Alliteration is used throughout “Living Space.” As with assonance and consonance, its main purpose here is to suggest a haphazard kind of design and construction that is nonetheless effective. Using sonic devices like alliteration is the poem’s way of mirroring both the improvised nature of the “living space” in question and its precariousness—the way it seems to be at risk of collapse, yet somehow stays standing. So alliteration is achieving two seemingly contradictory aims, suggesting both strength and weakness in terms of the poem’s—and the living space’s—construction.
An early significant example of alliteration occurs across the enjambment between lines 5 and 6:
or parallel. Beams
balance crookedly on supports
The sound of this alliteration is strong, but it’s isolated, suggesting its own strange mix of strength and precariousness. Broken across two lines, it also mirrors the “crooked[ness]” with which the ceiling beams are balanced in the living space. That is, the beams should be at the same height, but they’re not. Likewise, the two /b/s, which belong together, are placed on two different levels, with the second lower on the page. “Crookedly” and “clutch” also alliterate, but are further apart—the sounds ring out together, but they are placed differently from the two /b/s. This suggests inconsistency: the dwelling’s lack of “straight lines” or “parallel” angles.
Lines 12 and 13 use alliteration a little differently:
someone has squeezed
a living space
Here, /s/ consonants begin three out of the lines’ six words. This literally squeezes a single sound repeatedly into a small space, neatly portraying the way that “someone” lives in this tiny, improvised structure.

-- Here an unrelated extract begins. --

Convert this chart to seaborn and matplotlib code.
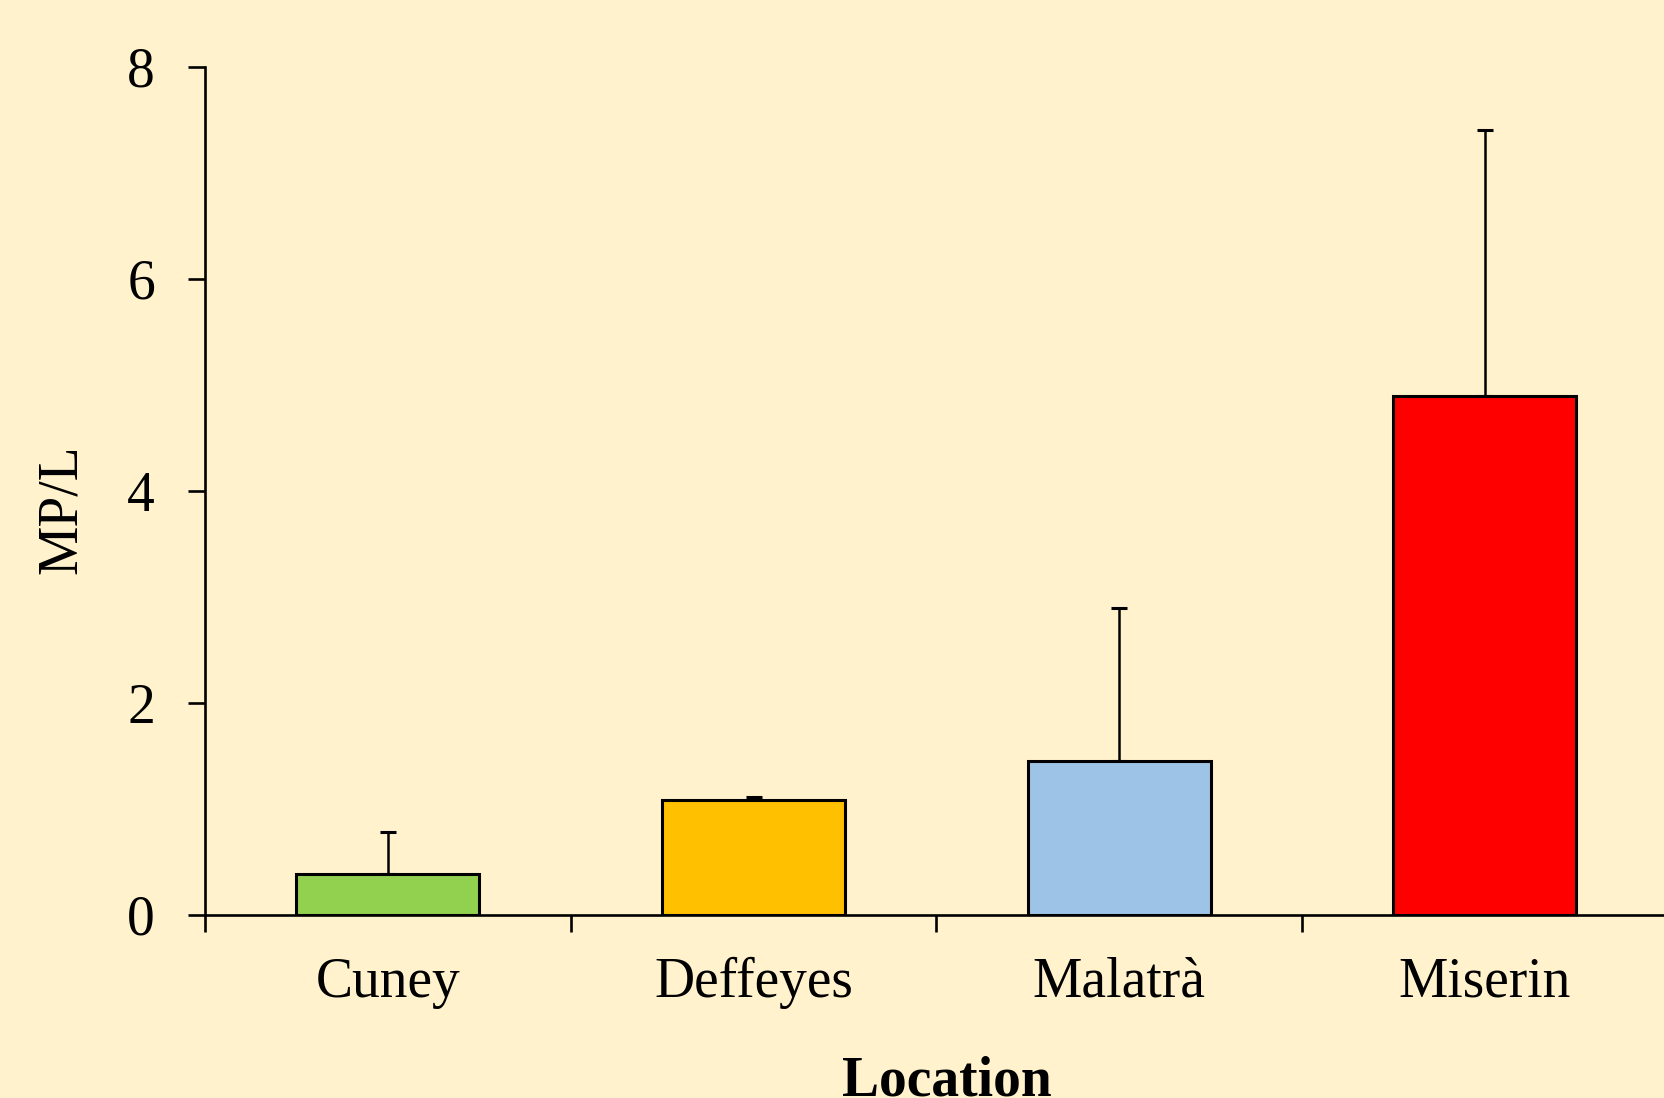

The other key example of alliteration occurs throughout the last six lines. Often, sounds distributed among this many lines wouldn’t necessarily ring out together, but these lines are so short that they do. A gentle, wispy /th/ sound features throughout:
hung out over the dark edge
...
gathering the light
into themselves,
as if they were
the bright, thin walls ...
This sound effectively communicates the thinness of the eggs’ shells, the precariousness of the “living space,” and the “miraculous” existence of life itself—in other words, the sound works hard to support the poem’s meaning!